Separately, the Ministry of Health has also initiated discussions with HCA Hospice care, Singapore’s largest palliative care provider, to improve the support system for family and caregivers of those who have passed on, reported The Straits Times in 2017.

Organisations such as the Institute of Mental Health and Agency for Integrated Care have also set up a variety of channels like live chats on their website, email, social media and hotlines to enable grieving Singaporeans to reach out to them. Individuals can seek professional help in times of grieving through these hotlines.

For instance, Hotline 800 is dedicated to the Mandarin speaking community, while the AMP Hotline caters to grieving Malay and Muslim families and the Singapore Indian Development Association (SINDA) helps Indian families in need of assistance or counselling.

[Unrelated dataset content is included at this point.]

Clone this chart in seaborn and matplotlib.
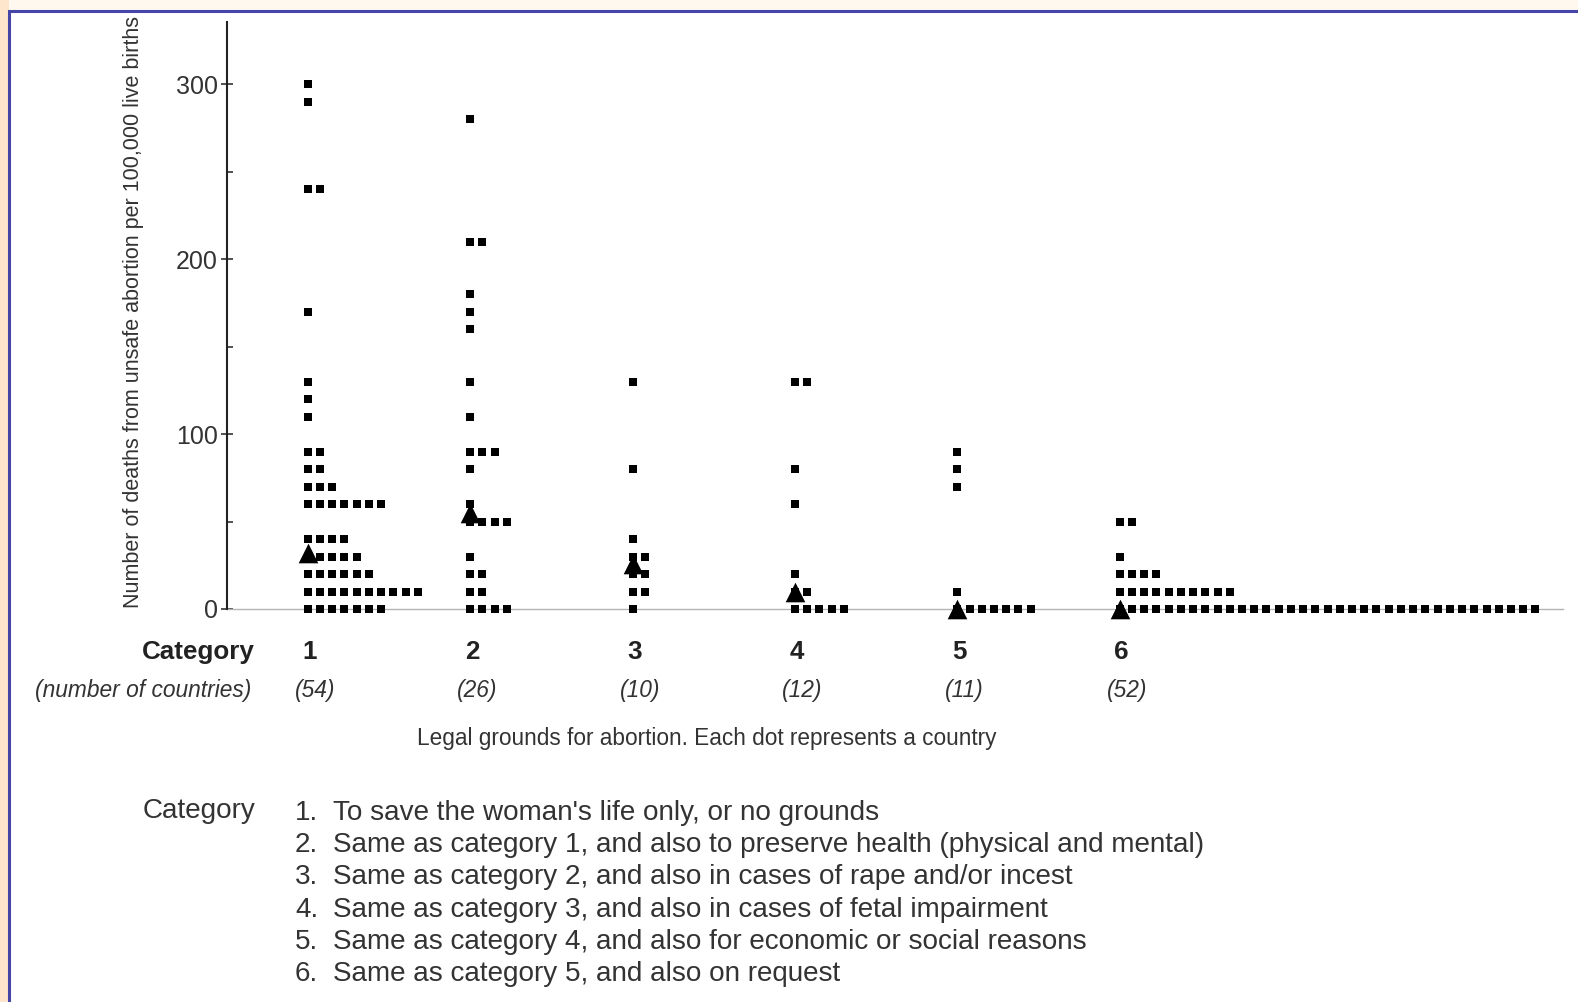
import numpy as np
import pandas as pd
import matplotlib
matplotlib.use("Agg")
import matplotlib.pyplot as plt
import matplotlib.patches as mpatches
import matplotlib.transforms as mtrans
import seaborn as sns

# ---------------- data ----------------
categories = [1, 2, 3, 4, 5, 6]
n_countries = ["(54)", "(26)", "(10)", "(12)", "(11)", "(52)"]

cat1_values = [300, 290, 240, 170, 130, 120, 110, 90, 80, 70, 60, 40, 30, 20, 10, 0]
cat1_counts = [1, 1, 2, 1, 1, 1, 1, 2, 2, 3, 7, 4, 5, 6, 10, 7]
cat2_values = [280, 210, 180, 170, 160, 130, 110, 90, 80, 60, 50, 30, 20, 10, 0]
cat2_counts = [1, 2, 1, 1, 1, 1, 1, 3, 1, 1, 4, 1, 2, 2, 4]
cat3_values = [130, 80, 40, 30, 20, 10, 0]
cat3_counts = [1, 1, 1, 2, 2, 2, 1]
cat4_values = [130, 80, 60, 20, 10, 0]
cat4_counts = [2, 1, 1, 1, 2, 5]
cat5_values = [90, 80, 70, 10, 0]
cat5_counts = [1, 1, 1, 1, 7]
cat6_values = [50, 30, 20, 10, 0]
cat6_counts = [2, 1, 4, 10, 35]

medians = [32, 55, 26, 10, 0, 0]

y_ticks = [0, 100, 200, 300]
y_minor = [50, 150, 250]

y_label = "Number of deaths from unsafe abortion per 100,000 live births"
x_caption = "Legal grounds for abortion. Each dot represents a country"
legend_lines = [
    "To save the woman's life only, or no grounds",
    "Same as category 1, and also to preserve health (physical and mental)",
    "Same as category 2, and also in cases of rape and/or incest",
    "Same as category 3, and also in cases of fetal impairment",
    "Same as category 4, and also for economic or social reasons",
    "Same as category 5, and also on request",
]

# ---------------- build dot table ----------------
step = 0.0753  # horizontal spacing of stacked dots (data units)
rows = []
all_vals = [cat1_values, cat2_values, cat3_values, cat4_values, cat5_values, cat6_values]
all_cnts = [cat1_counts, cat2_counts, cat3_counts, cat4_counts, cat5_counts, cat6_counts]
for c, vals, cnts in zip(categories, all_vals, all_cnts):
    for v, n in zip(vals, cnts):
        for k in range(n):
            rows.append({"category": c, "x": c + k * step, "deaths": v})
dots = pd.DataFrame(rows)
med_df = pd.DataFrame({"x": categories, "deaths": medians})

# ---------------- figure ----------------
sns.set_theme(style="white")
plt.rcParams["font.family"] = ["Liberation Sans", "DejaVu Sans"]

W, H = 1578, 1002
fig = plt.figure(figsize=(W / 100, H / 100), dpi=100)
fig.patch.set_facecolor("#fef8ee")

def fx(px):
    return px / W

def fy(py):
    return 1 - py / H

# left peach strip and white panel with blue border
fig.patches.append(mpatches.Rectangle((0, 0), fx(9), 1, transform=fig.transFigure,
                                      facecolor="#fde6cc", edgecolor="none", zorder=-2))
fig.patches.append(mpatches.Rectangle((fx(9), -0.01), 1.02, fy(11) + 0.01,
                                      transform=fig.transFigure, facecolor="white",
                                      edgecolor="#4646a8", linewidth=2.2, zorder=-1))

ax_l, ax_r = 226.7, 1563
ax_t, ax_b = 22, 609
ax = fig.add_axes([fx(ax_l), fy(ax_b), fx(ax_r) - fx(ax_l), fy(ax_t) - fy(ax_b)])
ax.set_facecolor("none")

sns.scatterplot(data=dots, x="x", y="deaths", marker="s", s=40, color="black",
                linewidth=0, ax=ax, clip_on=False, legend=False, zorder=3)
sns.scatterplot(data=med_df, x="x", y="deaths", marker="^", s=200, color="black",
                linewidth=0, ax=ax, clip_on=False, legend=False, zorder=4)

ax.set_xlim(0.501, 8.73)
ax.set_ylim(0, 335.6)
ax.set_xlabel("")
ax.set_ylabel("")
ax.set_xticks([])
ax.set_yticks(y_ticks)
ax.set_yticks(y_minor, minor=True)
ax.set_yticklabels([str(t) for t in y_ticks], fontsize=18)
ax.tick_params(axis="y", which="major", direction="inout", length=8.6, width=1.1,
               color="#222222", pad=2, labelcolor="#333333", left=True)
ax.tick_params(axis="y", which="minor", direction="in", length=4.3, width=1.1,
               color="#222222", left=True)
for s in ["top", "right"]:
    ax.spines[s].set_visible(False)
ax.spines["left"].set_color("#222222")
ax.spines["left"].set_linewidth(1.5)
ax.spines["bottom"].set_color("#b5b5b5")
ax.spines["bottom"].set_linewidth(1.0)
ax.spines["bottom"].set_zorder(1)

# y label
fig.text(fx(134), fy(312), y_label, rotation=90, ha="center", va="center",
         fontsize=15.5, color="#333333")

# category labels
blend = mtrans.blended_transform_factory(ax.transData, fig.transFigure)
fig.text(fx(254.6), fy(652), "Category", ha="right", va="center", fontsize=18.7,
         fontweight="bold", color="#222222")
fig.text(fx(251.6), fy(690), "(number of countries)", ha="right", va="center",
         fontsize=16.4, fontstyle="italic", color="#333333")
for c, n in zip(categories, n_countries):
    ax.text(c + 0.012, fy(652), str(c), transform=blend, ha="center", va="center",
            fontsize=18.7, fontweight="bold", color="#222222")
    ax.text(c + 0.045, fy(690), n, transform=blend, ha="center", va="center",
            fontsize=16.4, fontstyle="italic", color="#333333")

fig.text(fx(706.5), fy(738.7), x_caption, ha="center", va="center", fontsize=16.3,
         color="#333333")

# legend block
fig.text(fx(255.6), fy(811), "Category", ha="right", va="center", fontsize=20.1,
         color="#333333")
for i, line in enumerate(legend_lines):
    yy = 813 + i * 32.2
    fig.text(fx(295), fy(yy), f"{i + 1}.", ha="left", va="center", fontsize=20.1,
             color="#333333")
    fig.text(fx(333), fy(yy), line, ha="left", va="center", fontsize=20.1,
             color="#333333")

fig.savefig("out.png", dpi=100, facecolor=fig.get_facecolor())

But these channels are not always successful in helping the bereaved.

In 2016, the National Council of Social Service (NCSS) spoke to some 35 widows who were mostly over the age of 50 to find out their needs. The widows said they found it difficult to share their grief with family and friends, whom they felt were not understanding and empathising with them enough, according to The Straits Times in 2017.

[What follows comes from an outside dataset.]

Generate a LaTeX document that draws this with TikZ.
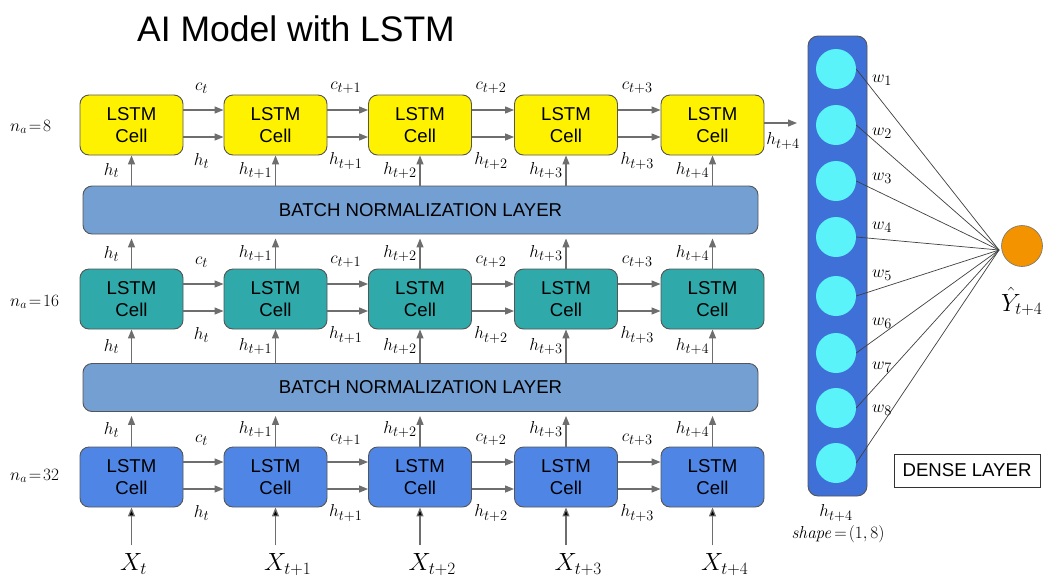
\documentclass[tikz,border=0pt]{standalone}
\usepackage{mathtools}
\usepackage[no-math]{fontspec}
\setmainfont{Liberation Sans}
\usetikzlibrary{arrows.meta,calc}
\definecolor{cyellow}{HTML}{FFF200}
\definecolor{cteal}{HTML}{2FA9A9}
\definecolor{cblue}{HTML}{4F86E6}
\definecolor{bnblue}{HTML}{739FD2}
\definecolor{densebl}{HTML}{3F70D8}
\definecolor{cyanc}{HTML}{5AF3FA}
\definecolor{orangec}{HTML}{F39300}
\definecolor{lgray}{HTML}{6E6E6E}
\definecolor{edgec}{HTML}{555555}
\tikzset{
  cellbox/.style={draw=edgec, line width=0.9pt, rounded corners=9pt, minimum width=103pt, minimum height=60pt, align=center, inner sep=0pt, font=\fontsize{18.6}{22}\selectfont},
  bnbox/.style={draw=edgec, line width=0.9pt, fill=bnblue, rounded corners=9pt, minimum width=675pt, minimum height=48pt, inner sep=0pt, font=\fontsize{18.6}{22}\selectfont},
  flow/.style={draw=lgray, line width=1.2pt, -{Triangle[length=9pt,width=7pt]}},
  inflow/.style={draw=lgray, line width=1.2pt, -{Triangle[length=9pt,width=7pt,fill=black]}},
  lab/.style={inner sep=0pt, font=\fontsize{19}{22}\selectfont},
  nalab/.style={inner sep=0pt, font=\fontsize{18}{22}\selectfont, anchor=west},
  xlab/.style={inner sep=0pt, font=\fontsize{27}{30}\selectfont, anchor=base},
  neuron/.style={circle, fill=cyanc, minimum size=40pt, inner sep=0pt},
  wline/.style={draw=black!75, line width=0.7pt},
}
\begin{document}
\begin{tikzpicture}[x=1pt,y=-1pt]
\useasboundingbox[fill=white] (0,0) rectangle (1043,579);
% title
\node[anchor=base west, inner sep=0pt, font=\fontsize{35.5}{40}\selectfont] (title) at (137,41) {AI Model with LSTM};
% layer size labels
\node[nalab] (na1) at (10,127) {$n_a\!=\!8$};
\node[nalab] (na2) at (10,302) {$n_a\!=\!16$};
\node[nalab] (na3) at (10,476) {$n_a\!=\!32$};
% batch norm layers
\node[bnbox] (bn1) at (420.5,210) {BATCH NORMALIZATION LAYER};
\node[bnbox] (bn2) at (420.5,387.5) {BATCH NORMALIZATION LAYER};
% cells
\foreach \i/\x in {1/131.5,2/275.5,3/420,4/566,5/712.5}{
  \node[cellbox, fill=cyellow] (a\i) at (\x,125) {LSTM\\Cell};
  \node[cellbox, fill=cteal] (b\i) at (\x,299) {LSTM\\Cell};
  \node[cellbox, fill=cblue] (d\i) at (\x,477) {LSTM\\Cell};
}
% subscript names
\def\sub#1{\ifnum#1=1 t\else t+\the\numexpr#1-1\relax\fi}
% horizontal connectors + gap labels
\foreach \r in {a,b,d}{
  \foreach \i in {1,...,4}{
    \pgfmathtruncatemacro{\j}{\i+1}
    \draw[flow] ([yshift=15pt]\r\i.east) -- ([yshift=15pt]\r\j.west);
    \draw[flow] ([yshift=-12pt]\r\i.east) -- ([yshift=-12pt]\r\j.west);
    \node[lab] (c\r\i) at ($(\r\i.east)!0.5!(\r\j.west)+(-2,-37)$) {$c_{\sub{\i}}$};
    \node[lab] (h\r\i) at ($(\r\i.east)!0.5!(\r\j.west)+(-2,36)$) {$h_{\sub{\i}}$};
  }
}
% vertical connectors and labels
\foreach \i in {1,...,5}{
  \draw[flow] (bn1.north -| a\i) -- (a\i.south);
  \draw[flow] (b\i.north) -- ([yshift=-4pt]bn1.south -| b\i);
  \draw[flow] (bn2.north -| b\i) -- (b\i.south);
  \draw[flow] (d\i.north) -- ([yshift=-4pt]bn2.south -| d\i);
  \node[lab] (ha\i) at ($(a\i.south)+(-20,15)$) {$h_{\sub{\i}}$};
  \node[lab] (hbt\i) at ($(b\i.north)+(-20,-15)$) {$h_{\sub{\i}}$};
  \node[lab] (hbb\i) at ($(b\i.south)+(-20,17)$) {$h_{\sub{\i}}$};
  \node[lab] (hdt\i) at ($(d\i.north)+(-20,-17)$) {$h_{\sub{\i}}$};
  \node[xlab] (x\i) at ($(d\i.south)+(-1,63)$) {$X_{\mathrlap{\sub{\i}}}$};
  \coordinate (xs\i) at ($(d\i.south)+(0,38)$);
  \draw[inflow] (xs\i) -- (d\i.south);
}
% output of top row
\coordinate (hout) at (797,123);
\draw[flow] (a5.east |- hout) -- (hout);
\node[lab] (hlast) at (783,141) {$h_{t+4}$};
% dense layer
\node[draw=edgec, line width=0.9pt, fill=densebl, rounded corners=10pt, minimum width=59pt, minimum height=460pt, inner sep=0pt] (dense) at (837.5,266) {};
\node[circle, draw=black!55, line width=0.6pt, fill=orangec, minimum size=41pt, inner sep=0pt] (out) at (1022,246) {};
\coordinate (conv) at (999,250);
\foreach \k/\yy/\wy in {1/69/80,2/125/133,3/181/178,4/237/227,5/296/275,6/353/323,7/408/367,8/463/410}{
  \node[neuron] (n\k) at (836,\yy) {};
  \draw[wline] (n\k.east) -- (conv);
  \node[lab] (w\k) at (882,\wy) {$w_{\k}$};
}
\node[inner sep=0pt, anchor=base west, font=\fontsize{26}{30}\selectfont] (yhat) at (1001,311) {$\hat{Y}_{t+4}$};
\node[draw=black!80, line width=0.8pt, fill=white, minimum width=146pt, minimum height=33pt, inner sep=0pt, font=\fontsize{18.6}{22}\selectfont] (dlabel) at (967,470.5) {DENSE LAYER};
\node[lab] (hdense) at (836,513) {$h_{t+4}$};
\node[lab] (shape) at (838,534) {$\mathit{shape}\!=\!(1,8)$};
\end{tikzpicture}
\end{document}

The plight of these widows highlighted the lack of support programmes for grieving individuals in Singapore.

“Grieving and bereavement are often seen as private issues. Furthemore, death and dying tends to be taboo in our culture,” said NCSS deputy chief executive Tina Hung.

“Seniors in their grief journey often experience uncertainty, regret and pain, and they may be unable to find closure without external help,” she added.

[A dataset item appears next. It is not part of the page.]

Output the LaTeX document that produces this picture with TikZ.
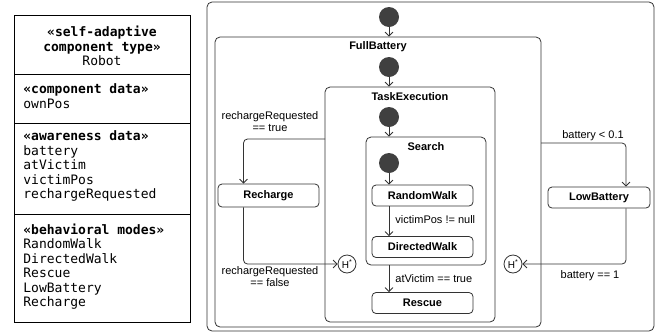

Improving the way we manage grief

The scope of existing programmes needs to be broadened to reach more people, as this would result in a better support system for the bereaved in Singapore.

Firstly, the government could establish a more accessible system which allows grieving individuals to share their experiences through applications on their mobile phones, instead of through a hotline. The mobile applications can offer functions such as virtual hugs, live chats with professional counsellors, and forums where grieving individuals can empathise with one another.

For example, American mobile application My Grief Angels allows its users to be there for one another during difficult times. Such an application can be tailored to Singapore’s context to cater to the needs of grieving individuals here.

In addition, there needs to be a comprehensive guideline for those offering a listening ear on how to properly support a grieving individual. These guidelines can be taught in schools and through a nationwide campaign. Singaporeans need to be exposed to taboo topics such as death, with teachers and professionals facilitating these conversations.

Pets are a good start. We can encourage individuals to express their thoughts about their pet’s death, if they had one. This strategy is especially suitable for children, who might not fully understand what death is about. If we are able to cope well with the death of a pet, whom we see every day and interact with often, chances are we'll be able to manage the death of a loved one much better.

It is also important for us to have open conversations about the death of a loved one, instead of avoiding the subject. We can also help the bereaved by asking them simple, non-intrusive questions such as “Do you feel like talking?” and “How are you coping?” to let them know we are there for them.

The grieving process is different for every individual, and can be a sensitive topic. Well-planned and thoughtfully designed programmes to comfort the bereaved can help them suffer less emotional stress during a difficult time.

While death is inevitable, we can do more to create a better environment and support network for people who are grieving.